## [Exercise description]
Return all of the data exactly, with nothing left out but the pictures.

## [Material]
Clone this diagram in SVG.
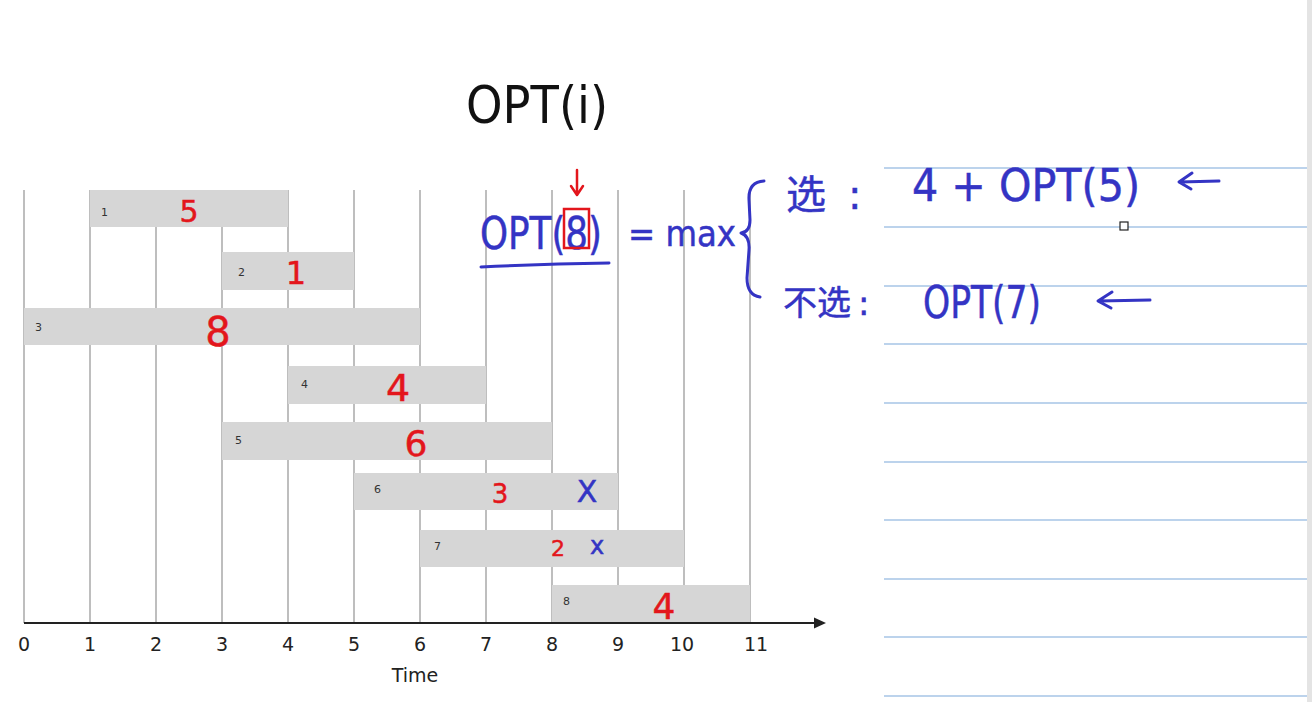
<svg xmlns="http://www.w3.org/2000/svg" width="1312" height="702" viewBox="0 0 1312 702">
<defs>
<style>
.grid{stroke:#a8a8a8;stroke-width:1.5}
.bar{fill:#d6d6d6}
.idx{font-family:"DejaVu Sans",sans-serif;font-size:11px;fill:#333}
.w{font-family:"DejaVu Sans",sans-serif;fill:#e3161c;stroke:#e3161c;stroke-width:0.5}
.blue{font-family:"DejaVu Sans","Noto Sans CJK SC",sans-serif;fill:#3434c4;stroke:#3434c4;stroke-width:0.5}
.pen{fill:none;stroke:#3434c4;stroke-width:3;stroke-linecap:round;stroke-linejoin:round}
.rpen{fill:none;stroke:#e3161c;stroke-width:2.5;stroke-linecap:round;stroke-linejoin:round}
.rule{stroke:#bcd3ec;stroke-width:2}
.ax{font-family:"DejaVu Sans",sans-serif;font-size:19px;fill:#222;text-anchor:middle}
</style>
</defs>
<rect width="1312" height="702" fill="#ffffff"/>
<rect x="1307" y="0" width="5" height="702" fill="#e4e4e4"/>
<g id="ruled">
<line class="rule" x1="884" y1="168" x2="1307" y2="168"/>
<line class="rule" x1="884" y1="227" x2="1307" y2="227"/>
<line class="rule" x1="884" y1="286" x2="1307" y2="286"/>
<line class="rule" x1="884" y1="344" x2="1307" y2="344"/>
<line class="rule" x1="884" y1="403" x2="1307" y2="403"/>
<line class="rule" x1="884" y1="462" x2="1307" y2="462"/>
<line class="rule" x1="884" y1="520" x2="1307" y2="520"/>
<line class="rule" x1="884" y1="579" x2="1307" y2="579"/>
<line class="rule" x1="884" y1="637" x2="1307" y2="637"/>
<line class="rule" x1="884" y1="696" x2="1307" y2="696"/>
</g>
<rect x="1120" y="222" width="8" height="8" fill="#fff" stroke="#222" stroke-width="1.2"/>
<text x="466" y="123" font-family="DejaVu Sans, sans-serif" font-size="52" fill="#111" textLength="142" lengthAdjust="spacingAndGlyphs">OPT(i)</text>
<g id="grid">
<line class="grid" x1="24" y1="190" x2="24" y2="623"/>
<line class="grid" x1="90" y1="190" x2="90" y2="623"/>
<line class="grid" x1="156" y1="190" x2="156" y2="623"/>
<line class="grid" x1="222" y1="190" x2="222" y2="623"/>
<line class="grid" x1="288" y1="190" x2="288" y2="623"/>
<line class="grid" x1="354" y1="190" x2="354" y2="623"/>
<line class="grid" x1="420" y1="190" x2="420" y2="623"/>
<line class="grid" x1="486" y1="190" x2="486" y2="623"/>
<line class="grid" x1="552" y1="190" x2="552" y2="623"/>
<line class="grid" x1="618" y1="190" x2="618" y2="623"/>
<line class="grid" x1="684" y1="190" x2="684" y2="623"/>
<line class="grid" x1="750" y1="190" x2="750" y2="623"/>
</g>
<g id="job1"><rect class="bar" x="90" y="190" width="198" height="37"/><text class="idx" x="101" y="216">1</text><text class="w" x="189" y="222" font-size="30" text-anchor="middle">5</text></g>
<g id="job2"><rect class="bar" x="222" y="252" width="132" height="38"/><text class="idx" x="238" y="276">2</text><text class="w" x="296" y="284" font-size="32" text-anchor="middle">1</text></g>
<g id="job3"><rect class="bar" x="24" y="308" width="396" height="37"/><text class="idx" x="35" y="331">3</text><text class="w" x="218" y="346" font-size="40" text-anchor="middle">8</text></g>
<g id="job4"><rect class="bar" x="288" y="366" width="198" height="38"/><text class="idx" x="301" y="388">4</text><text class="w" x="398" y="401" font-size="38" text-anchor="middle">4</text></g>
<g id="job5"><rect class="bar" x="222" y="422" width="330" height="38"/><text class="idx" x="235" y="444">5</text><text class="w" x="416" y="456" font-size="36" text-anchor="middle">6</text></g>
<g id="job6"><rect class="bar" x="354" y="473" width="264" height="37"/><text class="idx" x="374" y="493">6</text><text class="w" x="500" y="503" font-size="26" text-anchor="middle">3</text><text class="blue" x="587" y="502" font-size="30" text-anchor="middle">X</text></g>
<g id="job7"><rect class="bar" x="420" y="530" width="264" height="37"/><text class="idx" x="434" y="550">7</text><text class="w" x="558" y="556" font-size="22" text-anchor="middle">2</text><text class="blue" x="597" y="554" font-size="24" text-anchor="middle">x</text></g>
<g id="job8"><rect class="bar" x="552" y="585" width="198" height="38"/><text class="idx" x="563" y="605">8</text><text class="w" x="664" y="619" font-size="36" text-anchor="middle">4</text></g>
<g id="connectors">
<line x1="24" y1="623" x2="818" y2="623" stroke="#222" stroke-width="2"/>
<path d="M826 623 L814 617.5 L814 628.5 Z" fill="#222"/>
<path class="rpen" d="M577 170 L577 194 M571 186 L577 195 L583 186"/>
<path class="pen" d="M481 267 Q545 264 609 263"/>
<path class="pen" d="M764 181 Q748 182 749 200 L750 220 Q750 232 741 233 Q750 236 749 250 L747 278 Q747 295 760 297"/>
<path class="pen" d="M1219 181 L1180 182 M1192 173 L1179 182 L1191 189"/>
<path class="pen" d="M1150 300 L1099 301 M1112 292 L1098 301 L1111 308"/>
</g>
<g id="formula">
<text class="blue" x="480" y="249" font-size="44" textLength="122" lengthAdjust="spacingAndGlyphs">OPT(8)</text>
<rect x="564" y="209" width="25" height="39" fill="none" stroke="#e3161c" stroke-width="2.5"/>
<text class="blue" x="628" y="246" font-size="36" textLength="108" lengthAdjust="spacingAndGlyphs">= max</text>
</g>
<g id="choose">
<text class="blue" x="786" y="209" font-size="40">选<tspan x="848">:</tspan></text>
<text class="blue" x="912" y="201" font-size="44" textLength="228" lengthAdjust="spacingAndGlyphs">4 + OPT(5)</text>
</g>
<g id="notchoose">
<text class="blue" x="783" y="315" font-size="34">不选<tspan x="858">:</tspan></text>
<text class="blue" x="923" y="318" font-size="44" textLength="118" lengthAdjust="spacingAndGlyphs">OPT(7)</text>
</g>
<g id="axis">
<text class="ax" x="24" y="651">0</text>
<text class="ax" x="90" y="651">1</text>
<text class="ax" x="156" y="651">2</text>
<text class="ax" x="222" y="651">3</text>
<text class="ax" x="288" y="651">4</text>
<text class="ax" x="354" y="651">5</text>
<text class="ax" x="420" y="651">6</text>
<text class="ax" x="486" y="651">7</text>
<text class="ax" x="552" y="651">8</text>
<text class="ax" x="618" y="651">9</text>
<text class="ax" x="682" y="651">10</text>
<text class="ax" x="756" y="651">11</text>
<text class="ax" x="415" y="682" font-size="21">Time</text>
</g>
</svg>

## [Result of the task]
Clone this diagram in SVG.
<svg xmlns="http://www.w3.org/2000/svg" width="1312" height="702" viewBox="0 0 1312 702">
<defs>
<style>
.grid{stroke:#a8a8a8;stroke-width:1.5}
.bar{fill:#d6d6d6}
.idx{font-family:"DejaVu Sans",sans-serif;font-size:11px;fill:#333}
.w{font-family:"DejaVu Sans",sans-serif;fill:#e3161c;stroke:#e3161c;stroke-width:0.5}
.blue{font-family:"DejaVu Sans","Noto Sans CJK SC",sans-serif;fill:#3434c4;stroke:#3434c4;stroke-width:0.5}
.pen{fill:none;stroke:#3434c4;stroke-width:3;stroke-linecap:round;stroke-linejoin:round}
.rpen{fill:none;stroke:#e3161c;stroke-width:2.5;stroke-linecap:round;stroke-linejoin:round}
.rule{stroke:#bcd3ec;stroke-width:2}
.ax{font-family:"DejaVu Sans",sans-serif;font-size:19px;fill:#222;text-anchor:middle}
</style>
</defs>
<rect width="1312" height="702" fill="#ffffff"/>
<rect x="1307" y="0" width="5" height="702" fill="#e4e4e4"/>
<g id="ruled">
<line class="rule" x1="884" y1="168" x2="1307" y2="168"/>
<line class="rule" x1="884" y1="227" x2="1307" y2="227"/>
<line class="rule" x1="884" y1="286" x2="1307" y2="286"/>
<line class="rule" x1="884" y1="344" x2="1307" y2="344"/>
<line class="rule" x1="884" y1="403" x2="1307" y2="403"/>
<line class="rule" x1="884" y1="462" x2="1307" y2="462"/>
<line class="rule" x1="884" y1="520" x2="1307" y2="520"/>
<line class="rule" x1="884" y1="579" x2="1307" y2="579"/>
<line class="rule" x1="884" y1="637" x2="1307" y2="637"/>
<line class="rule" x1="884" y1="696" x2="1307" y2="696"/>
</g>
<rect x="1120" y="222" width="8" height="8" fill="#fff" stroke="#222" stroke-width="1.2"/>
<text x="466" y="123" font-family="DejaVu Sans, sans-serif" font-size="52" fill="#111" textLength="142" lengthAdjust="spacingAndGlyphs">OPT(i)</text>
<g id="grid">
<line class="grid" x1="24" y1="190" x2="24" y2="623"/>
<line class="grid" x1="90" y1="190" x2="90" y2="623"/>
<line class="grid" x1="156" y1="190" x2="156" y2="623"/>
<line class="grid" x1="222" y1="190" x2="222" y2="623"/>
<line class="grid" x1="288" y1="190" x2="288" y2="623"/>
<line class="grid" x1="354" y1="190" x2="354" y2="623"/>
<line class="grid" x1="420" y1="190" x2="420" y2="623"/>
<line class="grid" x1="486" y1="190" x2="486" y2="623"/>
<line class="grid" x1="552" y1="190" x2="552" y2="623"/>
<line class="grid" x1="618" y1="190" x2="618" y2="623"/>
<line class="grid" x1="684" y1="190" x2="684" y2="623"/>
<line class="grid" x1="750" y1="190" x2="750" y2="623"/>
</g>
<g id="job1"><rect class="bar" x="90" y="190" width="198" height="37"/><text class="idx" x="101" y="216">1</text><text class="w" x="189" y="222" font-size="30" text-anchor="middle">5</text></g>
<g id="job2"><rect class="bar" x="222" y="252" width="132" height="38"/><text class="idx" x="238" y="276">2</text><text class="w" x="296" y="284" font-size="32" text-anchor="middle">1</text></g>
<g id="job3"><rect class="bar" x="24" y="308" width="396" height="37"/><text class="idx" x="35" y="331">3</text><text class="w" x="218" y="346" font-size="40" text-anchor="middle">8</text></g>
<g id="job4"><rect class="bar" x="288" y="366" width="198" height="38"/><text class="idx" x="301" y="388">4</text><text class="w" x="398" y="401" font-size="38" text-anchor="middle">4</text></g>
<g id="job5"><rect class="bar" x="222" y="422" width="330" height="38"/><text class="idx" x="235" y="444">5</text><text class="w" x="416" y="456" font-size="36" text-anchor="middle">6</text></g>
<g id="job6"><rect class="bar" x="354" y="473" width="264" height="37"/><text class="idx" x="374" y="493">6</text><text class="w" x="500" y="503" font-size="26" text-anchor="middle">3</text><text class="blue" x="587" y="502" font-size="30" text-anchor="middle">X</text></g>
<g id="job7"><rect class="bar" x="420" y="530" width="264" height="37"/><text class="idx" x="434" y="550">7</text><text class="w" x="558" y="556" font-size="22" text-anchor="middle">2</text><text class="blue" x="597" y="554" font-size="24" text-anchor="middle">x</text></g>
<g id="job8"><rect class="bar" x="552" y="585" width="198" height="38"/><text class="idx" x="563" y="605">8</text><text class="w" x="664" y="619" font-size="36" text-anchor="middle">4</text></g>
<g id="connectors">
<line x1="24" y1="623" x2="818" y2="623" stroke="#222" stroke-width="2"/>
<path d="M826 623 L814 617.5 L814 628.5 Z" fill="#222"/>
<path class="rpen" d="M577 170 L577 194 M571 186 L577 195 L583 186"/>
<path class="pen" d="M481 267 Q545 264 609 263"/>
<path class="pen" d="M764 181 Q748 182 749 200 L750 220 Q750 232 741 233 Q750 236 749 250 L747 278 Q747 295 760 297"/>
<path class="pen" d="M1219 181 L1180 182 M1192 173 L1179 182 L1191 189"/>
<path class="pen" d="M1150 300 L1099 301 M1112 292 L1098 301 L1111 308"/>
</g>
<g id="formula">
<text class="blue" x="480" y="249" font-size="44" textLength="122" lengthAdjust="spacingAndGlyphs">OPT(8)</text>
<rect x="564" y="209" width="25" height="39" fill="none" stroke="#e3161c" stroke-width="2.5"/>
<text class="blue" x="628" y="246" font-size="36" textLength="108" lengthAdjust="spacingAndGlyphs">= max</text>
</g>
<g id="choose">
<text class="blue" x="786" y="209" font-size="40">选<tspan x="848">:</tspan></text>
<text class="blue" x="912" y="201" font-size="44" textLength="228" lengthAdjust="spacingAndGlyphs">4 + OPT(5)</text>
</g>
<g id="notchoose">
<text class="blue" x="783" y="315" font-size="34">不选<tspan x="858">:</tspan></text>
<text class="blue" x="923" y="318" font-size="44" textLength="118" lengthAdjust="spacingAndGlyphs">OPT(7)</text>
</g>
<g id="axis">
<text class="ax" x="24" y="651">0</text>
<text class="ax" x="90" y="651">1</text>
<text class="ax" x="156" y="651">2</text>
<text class="ax" x="222" y="651">3</text>
<text class="ax" x="288" y="651">4</text>
<text class="ax" x="354" y="651">5</text>
<text class="ax" x="420" y="651">6</text>
<text class="ax" x="486" y="651">7</text>
<text class="ax" x="552" y="651">8</text>
<text class="ax" x="618" y="651">9</text>
<text class="ax" x="682" y="651">10</text>
<text class="ax" x="756" y="651">11</text>
<text class="ax" x="415" y="682" font-size="21">Time</text>
</g>
</svg>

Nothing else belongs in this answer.